Andy Coulson resigns as editor, saying he "deeply regrets" what happened but that he had known nothing about the practice. He takes a job as media chief for David Cameron's Conservative party months later.


- June 15: News Corp. bids £7.8 billion (8.6 billion euros, $12.5 billion) for the 60.9 percent of BSkyB that it does not already own. BSkyB rejects the 700-pence-per-share offer, saying it wants more than 800 pence.


- January 21, 2011: Coulson, now Downing Street communications director, quits over the phone-hacking row.

- January 26: Police launch a fresh inquiry after News International hands them "significant new information".

- April 5: Detectives arrest the News of the World's former news editor Ian Edmondson and chief reporter Neville Thurlbeck on suspicion of conspiring to intercept phone messages.

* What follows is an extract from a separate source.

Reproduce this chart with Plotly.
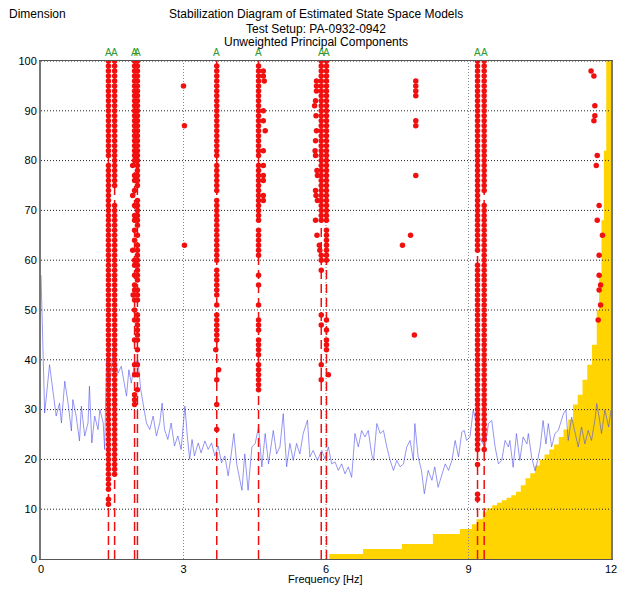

- June 21: News of the World pays Sky television football pundit Andy Gray £20,000 ($31,900, 22,000 euros) in damages and actress Sienna Miller £100,000 after admitting their phones were hacked.

- July 4: Reports emerge that murdered schoolgirl Milly Dowler had her phone hacked by Mulcaire after she went missing in 2002. Voicemails were deleted, giving police and her relatives false hope that she was alive.

- July 6: Prime Minister David Cameron announces a public inquiry into the scandal.

- July 7: News International announces the closure of the 168-year-old News of the World, with the loss of 200 jobs.

- July 10: The News of the World publishes its final edition under the headline: "Thank You and Goodbye". Murdoch flies to London to take personal charge of the scandal.

- July 13: News Corp. withdraws its bid for BSkyB.

- July 14: Murdoch and his son James say they will appear before British lawmakers to answer questions over the scandal, after earlier refusing to do so.

- July 15: Rebekah Brooks, head of Murdoch's British newspaper operation News International and editor of the News of the World at the time Dowler's phone was hacked, resigns.

- July 16: Murdoch uses adverts in Britain's major national newspapers to apologise for the News of the World's "serious wrongdoing."

- July 17: Metropolitan Police chief Paul Stephenson resigns over force's links to former News of the World deputy editor Neil Wallis.

Brooks is arrested and bailed on suspicion of phone hacking and corruption.

- July 18: Scotland Yard Assistant Commissioner John Yates, who refused in 2009 to reopen the police investigation into phone hacking, resigns.

Former News of the World reporter Sean Hoare, the first person to publicly alleged that Coulson knew about phone hacking when he edited the paper, is found dead in "unexplained circumstances".

- July 19: The Murdochs and Brooks testify to parliamentary media committee.